• _Given request_: Take the lines from the beginning of the material through the line containing "const blueEllipse = [0.981, 0.600, 0.013, 0.197];" and retype them exactly, leaving the pictures out.

• _Source excerpt_:
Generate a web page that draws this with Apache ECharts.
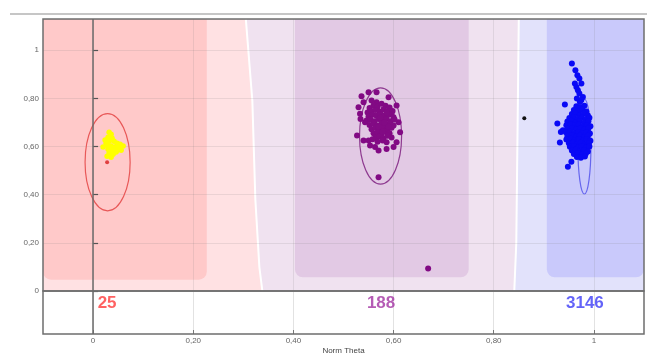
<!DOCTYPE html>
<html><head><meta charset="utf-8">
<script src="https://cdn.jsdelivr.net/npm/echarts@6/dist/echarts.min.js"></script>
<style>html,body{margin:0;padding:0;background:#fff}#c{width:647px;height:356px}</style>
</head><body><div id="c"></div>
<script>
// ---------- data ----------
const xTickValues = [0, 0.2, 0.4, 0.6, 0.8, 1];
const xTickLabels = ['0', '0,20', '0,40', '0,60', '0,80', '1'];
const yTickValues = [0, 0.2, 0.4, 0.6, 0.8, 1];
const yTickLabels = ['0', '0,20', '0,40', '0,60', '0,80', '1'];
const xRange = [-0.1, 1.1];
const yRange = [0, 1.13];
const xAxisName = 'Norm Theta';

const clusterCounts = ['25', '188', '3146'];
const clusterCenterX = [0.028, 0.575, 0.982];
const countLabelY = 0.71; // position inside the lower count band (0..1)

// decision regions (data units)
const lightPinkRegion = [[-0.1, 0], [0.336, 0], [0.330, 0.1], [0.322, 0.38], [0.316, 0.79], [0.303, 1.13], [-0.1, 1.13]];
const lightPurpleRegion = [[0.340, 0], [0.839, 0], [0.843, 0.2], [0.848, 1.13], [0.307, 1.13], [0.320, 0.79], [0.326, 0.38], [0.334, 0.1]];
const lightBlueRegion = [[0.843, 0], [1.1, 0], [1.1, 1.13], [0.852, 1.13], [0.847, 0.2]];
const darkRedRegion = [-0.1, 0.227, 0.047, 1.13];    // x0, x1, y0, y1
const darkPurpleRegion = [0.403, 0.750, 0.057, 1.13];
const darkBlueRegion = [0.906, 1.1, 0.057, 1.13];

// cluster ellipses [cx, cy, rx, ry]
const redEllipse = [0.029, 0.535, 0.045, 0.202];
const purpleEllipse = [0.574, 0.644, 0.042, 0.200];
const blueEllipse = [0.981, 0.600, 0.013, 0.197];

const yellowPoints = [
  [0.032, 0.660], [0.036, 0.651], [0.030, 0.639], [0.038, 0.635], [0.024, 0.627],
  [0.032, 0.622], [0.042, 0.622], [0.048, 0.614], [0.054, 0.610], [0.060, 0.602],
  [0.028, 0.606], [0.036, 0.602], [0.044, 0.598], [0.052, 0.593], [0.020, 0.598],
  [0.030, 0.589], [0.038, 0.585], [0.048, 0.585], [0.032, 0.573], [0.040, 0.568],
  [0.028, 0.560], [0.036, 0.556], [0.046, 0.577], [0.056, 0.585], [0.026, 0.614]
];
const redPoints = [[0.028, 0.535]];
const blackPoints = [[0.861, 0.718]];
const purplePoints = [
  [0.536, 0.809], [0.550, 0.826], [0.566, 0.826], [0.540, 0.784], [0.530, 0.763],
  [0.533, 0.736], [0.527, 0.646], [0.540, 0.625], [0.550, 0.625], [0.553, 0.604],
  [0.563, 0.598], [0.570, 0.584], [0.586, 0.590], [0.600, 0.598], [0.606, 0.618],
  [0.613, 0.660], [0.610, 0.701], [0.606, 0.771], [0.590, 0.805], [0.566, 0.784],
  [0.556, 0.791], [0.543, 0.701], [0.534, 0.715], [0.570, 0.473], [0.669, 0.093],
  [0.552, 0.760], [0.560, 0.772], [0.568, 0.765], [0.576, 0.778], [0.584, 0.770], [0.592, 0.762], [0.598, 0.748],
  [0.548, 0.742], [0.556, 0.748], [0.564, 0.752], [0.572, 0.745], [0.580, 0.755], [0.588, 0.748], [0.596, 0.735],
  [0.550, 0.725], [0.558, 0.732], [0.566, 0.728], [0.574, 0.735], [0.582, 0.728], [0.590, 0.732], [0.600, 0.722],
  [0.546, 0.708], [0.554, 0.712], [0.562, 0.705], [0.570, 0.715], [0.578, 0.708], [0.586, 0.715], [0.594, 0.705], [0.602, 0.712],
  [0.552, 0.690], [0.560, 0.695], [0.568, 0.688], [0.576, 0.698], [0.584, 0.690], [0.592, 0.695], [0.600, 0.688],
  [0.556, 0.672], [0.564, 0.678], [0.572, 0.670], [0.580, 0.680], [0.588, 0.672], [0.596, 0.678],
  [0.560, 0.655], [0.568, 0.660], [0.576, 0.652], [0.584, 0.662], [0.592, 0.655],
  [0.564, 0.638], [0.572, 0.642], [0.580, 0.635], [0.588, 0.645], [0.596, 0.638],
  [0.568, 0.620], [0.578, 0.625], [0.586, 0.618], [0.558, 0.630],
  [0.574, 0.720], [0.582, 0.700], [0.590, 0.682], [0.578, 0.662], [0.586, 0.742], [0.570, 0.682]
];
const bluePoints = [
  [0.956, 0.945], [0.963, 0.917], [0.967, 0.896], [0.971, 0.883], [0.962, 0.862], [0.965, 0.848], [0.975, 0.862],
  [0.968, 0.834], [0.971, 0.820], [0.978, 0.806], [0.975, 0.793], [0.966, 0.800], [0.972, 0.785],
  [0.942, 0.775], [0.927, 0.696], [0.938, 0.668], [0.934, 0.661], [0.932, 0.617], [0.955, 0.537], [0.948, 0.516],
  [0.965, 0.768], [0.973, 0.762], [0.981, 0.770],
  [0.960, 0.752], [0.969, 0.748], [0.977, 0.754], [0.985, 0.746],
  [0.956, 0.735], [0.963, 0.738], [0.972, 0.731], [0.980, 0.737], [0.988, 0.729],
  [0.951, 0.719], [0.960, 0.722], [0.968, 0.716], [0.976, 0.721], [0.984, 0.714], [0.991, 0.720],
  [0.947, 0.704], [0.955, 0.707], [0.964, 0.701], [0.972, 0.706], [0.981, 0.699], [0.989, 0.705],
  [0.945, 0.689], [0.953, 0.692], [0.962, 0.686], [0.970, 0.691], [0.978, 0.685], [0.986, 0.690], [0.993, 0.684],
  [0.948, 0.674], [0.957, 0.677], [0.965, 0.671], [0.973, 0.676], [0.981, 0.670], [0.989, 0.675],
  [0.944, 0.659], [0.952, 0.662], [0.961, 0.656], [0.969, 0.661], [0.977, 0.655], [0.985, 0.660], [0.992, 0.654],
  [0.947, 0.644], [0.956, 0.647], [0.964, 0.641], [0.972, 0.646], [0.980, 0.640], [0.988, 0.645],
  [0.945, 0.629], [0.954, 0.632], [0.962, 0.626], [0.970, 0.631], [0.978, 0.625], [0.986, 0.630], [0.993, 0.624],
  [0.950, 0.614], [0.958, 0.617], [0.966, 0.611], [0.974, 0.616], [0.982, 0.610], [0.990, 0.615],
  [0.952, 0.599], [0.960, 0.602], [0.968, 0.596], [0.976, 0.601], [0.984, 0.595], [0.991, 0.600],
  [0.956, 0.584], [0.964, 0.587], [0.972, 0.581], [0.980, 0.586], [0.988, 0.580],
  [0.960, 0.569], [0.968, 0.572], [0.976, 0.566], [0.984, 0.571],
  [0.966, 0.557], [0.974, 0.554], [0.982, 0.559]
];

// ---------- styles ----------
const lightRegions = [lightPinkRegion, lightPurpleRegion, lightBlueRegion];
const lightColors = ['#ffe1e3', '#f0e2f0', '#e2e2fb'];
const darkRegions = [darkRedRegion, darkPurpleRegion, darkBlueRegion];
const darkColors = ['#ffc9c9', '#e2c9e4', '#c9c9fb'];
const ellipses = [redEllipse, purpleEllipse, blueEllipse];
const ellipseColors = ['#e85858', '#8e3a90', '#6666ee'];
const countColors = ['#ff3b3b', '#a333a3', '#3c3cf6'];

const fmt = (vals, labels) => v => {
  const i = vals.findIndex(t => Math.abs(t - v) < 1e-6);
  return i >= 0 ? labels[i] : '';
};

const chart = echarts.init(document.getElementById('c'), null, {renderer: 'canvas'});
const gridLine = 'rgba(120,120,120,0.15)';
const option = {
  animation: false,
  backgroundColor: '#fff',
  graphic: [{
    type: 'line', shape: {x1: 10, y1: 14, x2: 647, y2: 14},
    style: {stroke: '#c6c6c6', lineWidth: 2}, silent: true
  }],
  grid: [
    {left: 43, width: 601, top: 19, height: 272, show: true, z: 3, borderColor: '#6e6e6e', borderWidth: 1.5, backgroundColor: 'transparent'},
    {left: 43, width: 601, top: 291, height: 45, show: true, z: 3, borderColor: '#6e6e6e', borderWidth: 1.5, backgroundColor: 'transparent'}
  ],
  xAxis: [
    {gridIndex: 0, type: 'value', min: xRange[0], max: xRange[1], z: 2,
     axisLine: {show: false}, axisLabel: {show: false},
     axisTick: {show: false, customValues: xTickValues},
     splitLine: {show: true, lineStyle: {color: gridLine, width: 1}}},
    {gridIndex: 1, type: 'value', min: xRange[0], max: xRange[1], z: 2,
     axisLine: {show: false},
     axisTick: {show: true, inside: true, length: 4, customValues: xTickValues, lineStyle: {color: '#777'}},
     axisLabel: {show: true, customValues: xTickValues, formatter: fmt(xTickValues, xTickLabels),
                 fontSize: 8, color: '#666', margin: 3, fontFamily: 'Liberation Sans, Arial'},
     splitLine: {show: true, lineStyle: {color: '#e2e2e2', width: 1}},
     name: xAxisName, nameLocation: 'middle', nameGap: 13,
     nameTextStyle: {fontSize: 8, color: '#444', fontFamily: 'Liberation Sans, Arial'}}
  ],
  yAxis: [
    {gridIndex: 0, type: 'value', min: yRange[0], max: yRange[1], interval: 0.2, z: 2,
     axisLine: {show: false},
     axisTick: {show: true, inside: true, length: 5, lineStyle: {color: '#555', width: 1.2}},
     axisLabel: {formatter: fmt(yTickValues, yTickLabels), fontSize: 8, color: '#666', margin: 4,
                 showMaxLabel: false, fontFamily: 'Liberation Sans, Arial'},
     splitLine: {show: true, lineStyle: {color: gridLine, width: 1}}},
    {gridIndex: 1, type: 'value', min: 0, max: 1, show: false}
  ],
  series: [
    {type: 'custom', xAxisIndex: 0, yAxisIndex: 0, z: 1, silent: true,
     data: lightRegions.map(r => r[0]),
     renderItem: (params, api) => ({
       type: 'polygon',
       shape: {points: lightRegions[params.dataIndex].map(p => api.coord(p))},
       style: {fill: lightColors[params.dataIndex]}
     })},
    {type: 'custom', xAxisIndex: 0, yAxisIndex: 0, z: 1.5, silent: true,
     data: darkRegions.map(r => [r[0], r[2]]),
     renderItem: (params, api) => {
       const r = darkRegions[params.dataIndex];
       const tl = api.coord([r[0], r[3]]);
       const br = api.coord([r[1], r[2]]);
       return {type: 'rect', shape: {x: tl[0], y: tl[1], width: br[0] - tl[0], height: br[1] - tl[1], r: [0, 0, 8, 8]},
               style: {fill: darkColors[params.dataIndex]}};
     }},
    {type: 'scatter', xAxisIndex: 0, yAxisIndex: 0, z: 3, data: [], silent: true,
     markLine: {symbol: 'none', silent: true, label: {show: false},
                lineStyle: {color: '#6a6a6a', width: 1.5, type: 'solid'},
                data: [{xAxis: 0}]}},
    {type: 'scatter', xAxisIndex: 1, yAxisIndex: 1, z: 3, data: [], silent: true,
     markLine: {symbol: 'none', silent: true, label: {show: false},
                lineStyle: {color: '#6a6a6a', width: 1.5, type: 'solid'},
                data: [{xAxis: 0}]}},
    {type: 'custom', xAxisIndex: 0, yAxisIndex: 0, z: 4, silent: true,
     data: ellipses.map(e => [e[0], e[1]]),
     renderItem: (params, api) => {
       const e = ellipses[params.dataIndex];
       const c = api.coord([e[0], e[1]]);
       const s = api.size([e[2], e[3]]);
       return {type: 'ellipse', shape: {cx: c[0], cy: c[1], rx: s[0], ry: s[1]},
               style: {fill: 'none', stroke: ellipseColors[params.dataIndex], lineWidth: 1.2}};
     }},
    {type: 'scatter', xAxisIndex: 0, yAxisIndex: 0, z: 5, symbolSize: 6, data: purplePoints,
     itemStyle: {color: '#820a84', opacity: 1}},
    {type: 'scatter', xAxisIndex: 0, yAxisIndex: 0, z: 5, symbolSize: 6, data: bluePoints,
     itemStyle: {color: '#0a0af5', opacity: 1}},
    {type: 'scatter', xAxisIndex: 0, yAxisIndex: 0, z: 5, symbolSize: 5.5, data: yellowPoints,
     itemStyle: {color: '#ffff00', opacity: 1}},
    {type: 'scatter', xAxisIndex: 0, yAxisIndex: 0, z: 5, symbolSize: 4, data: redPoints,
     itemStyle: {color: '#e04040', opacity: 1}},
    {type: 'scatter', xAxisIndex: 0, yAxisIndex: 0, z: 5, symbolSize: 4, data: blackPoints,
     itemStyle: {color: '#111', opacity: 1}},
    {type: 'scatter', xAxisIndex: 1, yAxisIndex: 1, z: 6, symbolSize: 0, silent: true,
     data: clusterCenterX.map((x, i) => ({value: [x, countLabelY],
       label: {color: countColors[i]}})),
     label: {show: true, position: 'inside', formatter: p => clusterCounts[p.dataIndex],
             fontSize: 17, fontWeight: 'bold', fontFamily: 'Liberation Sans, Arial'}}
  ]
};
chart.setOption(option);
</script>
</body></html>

• _Answer for the task_:
Generate a web page that draws this with Apache ECharts.
<!DOCTYPE html>
<html><head><meta charset="utf-8">
<script src="https://cdn.jsdelivr.net/npm/echarts@6/dist/echarts.min.js"></script>
<style>html,body{margin:0;padding:0;background:#fff}#c{width:647px;height:356px}</style>
</head><body><div id="c"></div>
<script>
// ---------- data ----------
const xTickValues = [0, 0.2, 0.4, 0.6, 0.8, 1];
const xTickLabels = ['0', '0,20', '0,40', '0,60', '0,80', '1'];
const yTickValues = [0, 0.2, 0.4, 0.6, 0.8, 1];
const yTickLabels = ['0', '0,20', '0,40', '0,60', '0,80', '1'];
const xRange = [-0.1, 1.1];
const yRange = [0, 1.13];
const xAxisName = 'Norm Theta';

const clusterCounts = ['25', '188', '3146'];
const clusterCenterX = [0.028, 0.575, 0.982];
const countLabelY = 0.71; // position inside the lower count band (0..1)

// decision regions (data units)
const lightPinkRegion = [[-0.1, 0], [0.336, 0], [0.330, 0.1], [0.322, 0.38], [0.316, 0.79], [0.303, 1.13], [-0.1, 1.13]];
const lightPurpleRegion = [[0.340, 0], [0.839, 0], [0.843, 0.2], [0.848, 1.13], [0.307, 1.13], [0.320, 0.79], [0.326, 0.38], [0.334, 0.1]];
const lightBlueRegion = [[0.843, 0], [1.1, 0], [1.1, 1.13], [0.852, 1.13], [0.847, 0.2]];
const darkRedRegion = [-0.1, 0.227, 0.047, 1.13];    // x0, x1, y0, y1
const darkPurpleRegion = [0.403, 0.750, 0.057, 1.13];
const darkBlueRegion = [0.906, 1.1, 0.057, 1.13];

// cluster ellipses [cx, cy, rx, ry]
const redEllipse = [0.029, 0.535, 0.045, 0.202];
const purpleEllipse = [0.574, 0.644, 0.042, 0.200];
const blueEllipse = [0.981, 0.600, 0.013, 0.197];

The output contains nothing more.